La violencia, entendida como el uso intencional y despiadado de la fuerza con la intención de alcanzar un objetivo que garantice la supervivencia o una posición de poder, tiene un vínculo anacrónico con nuestra especie, lo que la convierte en una preocupación central para quienes se interesen en el estudio de la condición humana.

Wolfang Sofsky sostiene que “la sociedad no se funda ni en un impulso irresistible de sociabilidad ni en necesidades laborales. Es la experiencia de la violencia la que une a los hombres. La sociedad es un aparato de protección mutua”. En ese sentido, diríamos que en la historia de las comunidades está latente la búsqueda de instrumentos de pacificación que encuentran su legitimidad en la convención, que en última instancia se transforma en ley.

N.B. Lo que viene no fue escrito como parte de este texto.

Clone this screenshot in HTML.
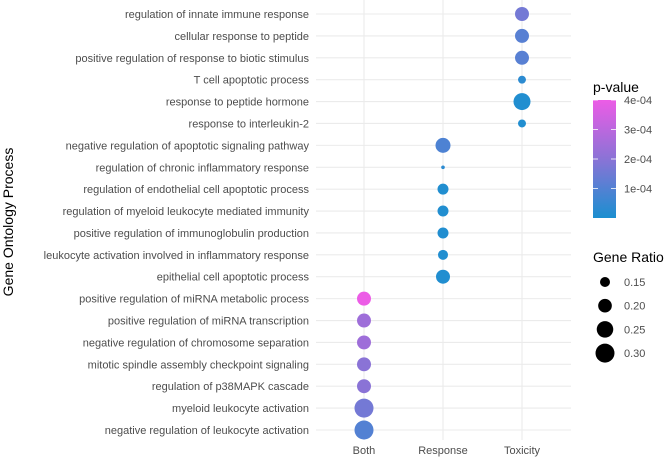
<!DOCTYPE html>
<html><head><meta charset="utf-8"><style>
body{margin:0;background:#fff}
svg{display:block;font-family:"Liberation Sans",Arial,sans-serif}
</style></head><body>
<svg id="chart" width="669" height="462" viewBox="0 0 669 462">
<g id="grid"></g>
<g id="ylabels"></g>
<g id="xlabels"></g>
<g id="points"></g>
<text x="13" y="222" transform="rotate(-90 13 222)" text-anchor="middle" font-size="14" fill="#000">Gene Ontology Process</text>
<g>
<defs><linearGradient id="cg" x1="0" y1="1" x2="0" y2="0">
<stop offset="0" stop-color="#1b8fd0"/><stop offset="0.5" stop-color="#8a73d6"/><stop offset="1" stop-color="#ec5ce6"/></linearGradient></defs>
<text x="593" y="92" font-size="14" fill="#000">p-value</text>
<rect x="593" y="100" width="23" height="118" fill="url(#cg)"/>
<g id="cticks"></g>
</g>
<g id="sizeleg">
<text x="593" y="262" font-size="14" fill="#000">Gene Ratio</text>
</g>
</svg>
<script>
const terms=["regulation of innate immune response","cellular response to peptide","positive regulation of response to biotic stimulus","T cell apoptotic process","response to peptide hormone","response to interleukin-2","negative regulation of apoptotic signaling pathway","regulation of chronic inflammatory response","regulation of endothelial cell apoptotic process","regulation of myeloid leukocyte mediated immunity","positive regulation of immunoglobulin production","leukocyte activation involved in inflammatory response","epithelial cell apoptotic process","positive regulation of miRNA metabolic process","positive regulation of miRNA transcription","negative regulation of chromosome separation","mitotic spindle assembly checkpoint signaling","regulation of p38MAPK cascade","myeloid leukocyte activation","negative regulation of leukocyte activation"];
const groups=["Toxicity","Toxicity","Toxicity","Toxicity","Toxicity","Toxicity","Response","Response","Response","Response","Response","Response","Response","Both","Both","Both","Both","Both","Both","Both"];
const geneRatio=[0.205,0.205,0.205,0.129,0.259,0.129,0.222,0.10,0.162,0.162,0.162,0.150,0.205,0.205,0.205,0.205,0.205,0.205,0.301,0.301];
const pValue=[1.6e-4,1.1e-4,1.1e-4,3e-5,1e-5,1e-5,9e-5,3e-5,1e-5,1e-5,1e-5,1e-5,1e-5,4e-4,2.4e-4,2.4e-4,2e-4,2e-4,1.6e-4,1.0e-4];
const categories=["Both","Response","Toxicity"];
const colorTicks=[1e-4,2e-4,3e-4,4e-4];
const colorTickLabels=["1e-04","2e-04","3e-04","4e-04"];
const sizeBreaks=[0.15,0.20,0.25,0.30];
const sizeLabels=["0.15","0.20","0.25","0.30"];

const NS="http://www.w3.org/2000/svg";
function mk(tag,attrs,parent,text){const e=document.createElementNS(NS,tag);for(const k in attrs)e.setAttribute(k,attrs[k]);if(text!=null)e.textContent=text;parent.appendChild(e);return e;}
const X0=316,X1=571,Y0=0,Y1=440;
const xS=c=>364+categories.indexOf(c)*79;
const yS=i=>14+i*(430-14)/(terms.length-1);
const rS=v=>Math.sqrt(Math.max(1,433*v-40));
const pmin=0,pmax=4e-4;
function hex(h){return [1,3,5].map(i=>parseInt(h.substr(i,2),16));}
const stops=[hex("#1b8fd0"),hex("#8a73d6"),hex("#ec5ce6")];
function col(p){let t=(p-pmin)/(pmax-pmin);t=Math.max(0,Math.min(1,t));const s=t*2,i=Math.min(1,Math.floor(s)),f=s-i;const c=stops[i].map((v,k)=>Math.round(v+(stops[i+1][k]-v)*f));return `rgb(${c})`;}
const cbY=p=>218-(p-pmin)/(pmax-pmin)*118;

const grid=document.getElementById('grid'),yl=document.getElementById('ylabels'),xl=document.getElementById('xlabels'),pts=document.getElementById('points');
terms.forEach((t,i)=>{
 const l=mk('line',{x1:X0,x2:X1,y1:yS(i),y2:yS(i),stroke:'#ebebeb','stroke-width':1.1},grid);
 
 
 const tx=mk('text',{x:309,y:yS(i)+4,'text-anchor':'end','font-size':11,fill:'#4d4d4d'},yl,t);
 
 
});
categories.forEach(c=>{
 const l=mk('line',{x1:xS(c),x2:xS(c),y1:Y0,y2:Y1,stroke:'#ebebeb','stroke-width':1.1},grid);
 
 
 const tx=mk('text',{x:xS(c),y:454,'text-anchor':'middle','font-size':11,fill:'#4d4d4d'},xl,c);
 
 
});
terms.forEach((t,i)=>{
 const c=mk('circle',{cx:xS(groups[i]),cy:yS(i),r:rS(geneRatio[i]),fill:col(pValue[i])},pts);
 
 
});
const ct=document.getElementById('cticks');
colorTicks.forEach((v,i)=>{
 const y=cbY(v);
 mk('line',{x1:593,x2:598,y1:y,y2:y,stroke:'#fff','stroke-width':0.8},ct);
 mk('line',{x1:611,x2:616,y1:y,y2:y,stroke:'#fff','stroke-width':0.8},ct);
 const tx=mk('text',{x:624,y:y+4,'font-size':11,fill:'#4d4d4d'},ct,colorTickLabels[i]);
 
 
});
const sl=document.getElementById('sizeleg');
sizeBreaks.forEach((v,i)=>{
 const y=282+i*23.7;
 const c=mk('circle',{cx:605,cy:y,r:rS(v),fill:'#000'},sl);
 
 
 const tx=mk('text',{x:624,y:y+4,'font-size':11,fill:'#4d4d4d'},sl,sizeLabels[i]);
 
 
});
</script>
</body></html>
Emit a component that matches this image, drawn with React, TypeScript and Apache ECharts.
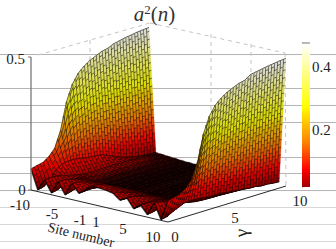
import React, { useEffect, useRef } from "react";
import * as echarts from "echarts";

const sites = [-10, -9, -8, -7, -6, -5, -4, -3, -2, -1, 1, 2, 3, 4, 5, 6, 7, 8, 9, 10];
const gammas = [0, 0.5, 1, 1.5, 2, 2.5, 3, 3.5, 4, 4.5, 5, 5.5, 6, 6.5, 7, 7.5, 8, 8.5, 9, 9.5, 10];
// a^2(n): one row per gamma, one column per site
const amp: number[][] = [
  [.08, .007, .05, .007, .055, .012, .06, .03, .05, .07, .065, .06, .04, .055, .02, .04, .01, .06, .003, .08],
  [.085, .012, .052, .012, .055, .018, .058, .032, .05, .066, .062, .056, .04, .052, .024, .04, .014, .056, .008, .085],
  [.09, .03, .05, .022, .05, .026, .052, .034, .046, .06, .056, .05, .038, .046, .028, .038, .02, .05, .02, .09],
  [.105, .06, .045, .03, .044, .03, .045, .032, .04, .05, .048, .042, .034, .04, .03, .034, .025, .04, .03, .105],
  [.13, .075, .04, .032, .036, .03, .036, .028, .032, .04, .038, .034, .03, .032, .026, .03, .024, .034, .04, .13],
  [.19, .08, .034, .03, .028, .024, .028, .022, .024, .028, .028, .026, .024, .024, .02, .022, .02, .028, .042, .19],
  [.29, .08, .03, .024, .018, .014, .014, .01, .012, .014, .014, .014, .014, .014, .012, .014, .014, .024, .04, .29],
  [.35, .078, .026, .02, .012, .008, .007, .005, .006, .006, .006, .006, .007, .007, .007, .009, .01, .018, .038, .35],
  [.385, .072, .026, .018, .011, .007, .005, .004, .004, .004, .004, .004, .005, .006, .006, .008, .01, .016, .036, .385],
  [.405, .07, .026, .018, .011, .006, .004, .003, .003, .003, .003, .003, .004, .005, .005, .007, .009, .015, .035, .405],
  [.42, .068, .027, .018, .011, .006, .004, .003, .003, .003, .003, .003, .004, .004, .005, .006, .009, .014, .035, .42],
  [.43, .064, .027, .018, .011, .006, .004, .003, .002, .002, .002, .003, .003, .004, .004, .006, .008, .014, .03, .43],
  [.44, .055, .027, .018, .011, .006, .004, .003, .002, .002, .002, .002, .003, .004, .004, .005, .008, .013, .03, .44],
  [.445, .045, .026, .018, .011, .006, .004, .002, .002, .002, .002, .002, .003, .003, .004, .005, .007, .012, .025, .445],
  [.455, .035, .025, .018, .011, .006, .004, .002, .002, .002, .002, .002, .002, .003, .004, .005, .007, .012, .025, .46],
  [.46, .028, .024, .017, .011, .006, .004, .002, .002, .002, .002, .002, .002, .003, .003, .005, .006, .011, .02, .464],
  [.465, .022, .022, .016, .01, .006, .004, .002, .002, .002, .002, .002, .002, .003, .003, .004, .006, .01, .02, .468],
  [.468, .018, .02, .014, .009, .006, .003, .002, .002, .001, .001, .002, .002, .002, .003, .004, .005, .01, .015, .472],
  [.472, .015, .016, .012, .008, .005, .003, .002, .001, .001, .001, .001, .002, .002, .003, .004, .005, .009, .015, .475],
  [.474, .013, .012, .01, .007, .004, .003, .002, .001, .001, .001, .001, .002, .002, .002, .003, .004, .008, .012, .478],
  [.476, .012, .01, .008, .006, .004, .003, .002, .001, .001, .001, .001, .001, .002, .002, .003, .004, .007, .01, .48],
];
const colorStops: [number, string][] = [
  [0, "#180000"], [0.012, "#500000"], [0.019, "#a00000"], [0.073, "#ff0000"],
  [0.16, "#ff8000"], [0.275, "#ffff00"], [0.476, "#ffffff"],
];
const barRange = [0.019, 0.476];
const barTicks = [0.2, 0.4];
const zTicks = [{ t: "0.5", x: 15.5, y: 59 }, { t: "0", x: 22, y: 190 }];
const siteLabels = [
  { t: "-10", x: 20, y: 205 }, { t: "-5", x: 52, y: 214 }, { t: "-1", x: 80, y: 220 },
  { t: "1", x: 96, y: 222 }, { t: "5", x: 123, y: 229 }, { t: "10", x: 153, y: 237 },
];
const gammaLabels = [
  { t: "0", x: 175, y: 237 }, { t: "5", x: 235, y: 218 }, { t: "10", x: 300, y: 201 },
];
const bgLines = [54.5, 88.5, 105.5, 122.5, 157.5, 173.5, 190.5, 207.5, 224.5, 241.5];

const px = (s: number, g: number) => 31 + (s + 10) * 6.85 + g * 11.8;
const py = (s: number, g: number, z: number) => 190 + (s + 10) * 1.6 - g * 3.6 - z * 266;

function hex(c: string) {
  return [1, 3, 5].map((k) => parseInt(c.slice(k, k + 2), 16));
}
function colorOf(z: number, shade = 1) {
  for (let k = 1; k < colorStops.length; k++) {
    if (z <= colorStops[k][0]) {
      const [a, ca] = colorStops[k - 1];
      const [b, cb] = colorStops[k];
      const f = Math.max(0, (z - a) / (b - a));
      const A = hex(ca), B = hex(cb);
      return `rgb(${A.map((v, q) => Math.round((v + (B[q] - v) * f) * shade)).join(",")})`;
    }
  }
  return `rgb(${Math.round(255 * shade)},${Math.round(255 * shade)},${Math.round(255 * shade)})`;
}

const cells: number[][] = [];
for (let j = gammas.length - 2; j >= 0; j--) for (let i = 0; i < sites.length - 1; i++) cells.push([i, j]);

function renderCell(_: any, api: any) {
  const i = api.value(0), j = api.value(1);
  const s0 = sites[i], s1 = sites[i + 1], g0 = gammas[j], g1 = gammas[j + 1];
  const z00 = amp[j][i], z10 = amp[j][i + 1], z01 = amp[j + 1][i], z11 = amp[j + 1][i + 1];
  const span = Math.max(Math.abs(z10 - z00), Math.abs(z11 - z01)) * 266;
  const nS = Math.max(2, Math.ceil(span / 8));
  const nG = 2;
  const zAt = (u: number, v: number) =>
    z00 * (1 - u) * (1 - v) + z10 * u * (1 - v) + z01 * (1 - u) * v + z11 * u * v;
  const P = (u: number, v: number) => {
    const s = s0 + (s1 - s0) * u, g = g0 + (g1 - g0) * v;
    return [px(s, g), py(s, g, zAt(u, v))];
  };
  const children: any[] = [];
  for (let b = nG - 1; b >= 0; b--) {
    const cuts = [0];
    const shift = b % 2 ? 0.5 : 0;
    for (let a = 0; a < nS + 1; a++) {
      const c = (a + shift) / nS;
      if (c > 0 && c < 1) cuts.push(c);
    }
    cuts.push(1);
    const v0 = b / nG, v1 = (b + 1) / nG;
    for (let a = 0; a < cuts.length - 1; a++) {
      const u0 = cuts[a], u1 = cuts[a + 1];
      const fill = colorOf(zAt((u0 + u1) / 2, (v0 + v1) / 2), 0.86);
      children.push({
        type: "polygon",
        shape: { points: [P(u0, v0), P(u1, v0), P(u1, v1), P(u0, v1)] },
        style: { fill, stroke: fill, lineWidth: 0.3 },
      });
    }
    // wires: the ones running across the sites are heavy, the cross wires light
    for (let a = 0; a < cuts.length; a++) {
      children.push({
        type: "polyline",
        shape: { points: [P(cuts[a], v0), P(cuts[a], v1)] },
        style: { fill: "none", stroke: "rgba(0,0,0,0.6)", lineWidth: 0.9 },
      });
    }
    children.push({
      type: "polyline",
      shape: { points: [P(0, v0), P(1, v0)] },
      style: { fill: "none", stroke: "rgba(0,0,0,0.72)", lineWidth: 1.6 },
    });
  }
  return { type: "group", children };
}

const frameColor = "#777";
function dash(x1: number, y1: number, x2: number, y2: number) {
  return {
    type: "line", z: 1, silent: true,
    shape: { x1, y1, x2, y2 },
    style: { stroke: "#c4c4c4", lineWidth: 1, lineDash: [4, 4] },
  };
}
function line(x1: number, y1: number, x2: number, y2: number, stroke: string, lineWidth = 1) {
  return { type: "line", z: 5, silent: true, shape: { x1, y1, x2, y2 }, style: { stroke, lineWidth } };
}
const serif = "'Liberation Serif'";
function label(t: string, x: number, y: number, size = 15, rotation = 0) {
  return {
    type: "text", z: 6, silent: true, x, y, rotation,
    style: {
      text: t, fontFamily: serif, fontSize: size, fill: "#222", align: "center",
      verticalAlign: "middle", lineHeight: 12,
    },
  };
}

export default function App() {
  const ref = useRef<HTMLDivElement>(null);
  useEffect(() => {
    const chart = echarts.init(ref.current!, undefined, { renderer: "svg" });
    const gradient = {
      type: "linear", x: 0, y: 1, x2: 0, y2: 0,
      colorStops: colorStops
        .filter((c) => c[0] >= barRange[0])
        .map((c) => ({ offset: (c[0] - barRange[0]) / (barRange[1] - barRange[0]), color: c[1] })),
    };
    chart.setOption({
      animation: false,
      backgroundColor: "#fff",
      grid: { left: 302, top: 43, width: 8, height: 144 },
      xAxis: { type: "value", min: 0, max: 1, show: false },
      yAxis: {
        type: "value", position: "right", min: barRange[0], max: barRange[1],
        splitLine: { show: false },
        axisLine: { show: true, lineStyle: { color: frameColor, width: 1 } },
        axisTick: { show: false },
        axisLabel: {
          customValues: barTicks, formatter: (v: number) => v.toFixed(1), margin: 2,
          fontFamily: serif, fontSize: 15, color: "#222",
        },
      },
      graphic: [
        ...bgLines.map((y) => ({
          type: "line", z: 0, silent: true,
          shape: { x1: 0, y1: y, x2: 336, y2: y },
          style: { stroke: y > 200 ? "#d8d8d8" : "#b4b4b4", lineWidth: 1 },
        })),
        dash(38, 55, 150, 23), dash(150, 23, 285, 53), dash(285, 53, 286, 186),
        dash(90, 40, 90, 172), dash(211, 34, 211, 168), dash(251, 44, 251, 178),
        line(31, 57, 31, 190, frameColor, 1.3), line(28, 57, 31, 57, frameColor, 1),
        line(28, 190, 31, 190, frameColor, 1),
        line(31, 190, 168, 222, "#111", 0.9), line(168, 222, 286, 186, "#111", 0.9),
        line(302, 43, 310, 43, frameColor, 1),
        ...zTicks.map((l) => label(l.t, l.x, l.y)),
        ...siteLabels.map((l) => label(l.t, l.x, l.y)),
        ...gammaLabels.map((l) => label(l.t, l.x, l.y)),
        label("Site number", 81, 235, 14, 0 - 0.24),
        label("γ", 241, 233, 19, 1.57),
        {
          type: "text", z: 6, silent: true, x: 154.5, y: 14,
          style: {
            text: "{i|a}{s|2}{r|(}{i|n}{r|)}", align: "center", verticalAlign: "middle",
            rich: {
              i: { fontFamily: serif, fontStyle: "italic", fontSize: 21, fill: "#333", lineHeight: 22 },
              r: { fontFamily: serif, fontSize: 21, fill: "#333", lineHeight: 22 },
              s: { fontFamily: serif, fontSize: 13, fill: "#333", lineHeight: 22, verticalAlign: "top" },
            },
          },
        },
      ],
      series: [
        {
          type: "custom", coordinateSystem: "none", z: 3, silent: true,
          data: cells, renderItem: renderCell,
        },
        {
          type: "custom", coordinateSystem: "cartesian2d", z: 3, silent: true,
          data: [[0, barRange[0], 1, barRange[1]]],
          encode: { x: [0, 2], y: [1, 3] },
          renderItem: (_: any, api: any) => {
            const a = api.coord([0, barRange[0]]);
            const b = api.coord([1, barRange[1]]);
            return {
              type: "rect",
              shape: { x: a[0], y: b[1], width: b[0] - a[0], height: a[1] - b[1] },
              style: { fill: gradient },
            };
          },
        },
      ],
    });
    return () => chart.dispose();
  }, []);
  return <div ref={ref} style={{ position: "fixed", left: 0, top: 0, width: 336, height: 249 }} />;
}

Basta con echar un vistazo a la evolución de nuestros saberes para constatar que la brutalidad normalizada en otras épocas es hoy motivo de debate y movilización. Steven Pinker, en su provocador libro Los ángeles que llevamos dentro. El declive de la violencia y sus implicaciones, hace hincapié en que nos hemos encargado de negar la herencia de sangre que tiñó nuestro pasado para hacer más digeribles nuestros orígenes; es el apetito de actualidad el que nos permite menospreciar las tragedias y transgresiones que hicieron posible nuestra calidad de vida. Desde su posición de hombre de ciencia, Pinker puntualiza: “Debo convencer al lector de que la violencia ha descendido realmente en el transcurso de la historia, sabiendo que la idea misma invita al escepticismo, la incredulidad y, a veces, incluso, al enfado”.

Aunque el empleo de la estadística pueda parecer un artificio obstinado, revisar el Índice de Desarrollo Humano de las Naciones Unidas nos permite comprobar la disminución de la barbarie y hace aún más visibles a los grupos que siguen padeciéndola. Una de las acciones más loables del humanismo ha sido la de denunciar las estructuras despóticas que se han aceptado social y políticamente; al igual que su contribución para establecer límites al bonapartismo de las ideologías radicales.

La constitución del Estado moderno y su potestad sobre el uso legítimo de la fuerza también se convirtió en uno de los factores que resultó determinante para el decrecimiento de las disputas entre civiles, pese a que sus deformaciones fueron acicate para la llamada “era de las revoluciones”, sus rasgos esenciales y su misión de procurar el orden jurídico siguen vigentes. Creo, con Pinker, que los esfuerzos que se han emprendido hacia la concordia, por pequeños que sean, valen la pena y nos acercan un paso más al objetivo de vencer nuestros espectros más sórdidos: “La crueldad del hombre hacia el hombre ha sido desde hace tiempo tema de moralización. Al saber que algo la ha hecho disminuir, también podemos considerarla una cuestión de causa y efecto. En vez de preguntar: ‘¿Por qué están en guerra?’, deberíamos preguntarnos: ‘¿Por qué hay paz?’ Podemos obsesionarnos no sólo con lo que hemos estado haciendo mal sino también con lo que hemos estado haciendo bien”.

Aún somos testigos de crímenes que horrorizan y lastiman nuestra dignidad: México es muestra de ello; sin embargo, el sólo hecho de habernos vuelto sensibles a esa realidad nos permite enfrentarnos a ella con las herramientas que poseemos como ciudadanos. La denuncia en redes sociales, aunque ya es uno de los espacios más potentes para llamar a la justicia, no basta para atacar el problema si su relevancia objetiva es diluida por la polémica y la confrontación. Muchos son los grupos que, en el afán de ganar popularidad o cumplir una agenda, se mueven al unísono de la consigna y buscan obtener resonancia a través de la descalificación.

La unidad ciudadana es una fuerza capaz de resistir el influjo de la atrocidad; quienes buscan la disgregación por la vía del odio son los cultores del resentimiento, sin importar su procedencia. Si cedemos a sus deseos estaríamos constatando las tesis que apuntalan la decadencia de nuestra humanidad; estaríamos confirmando que no somos aptos para la cultura.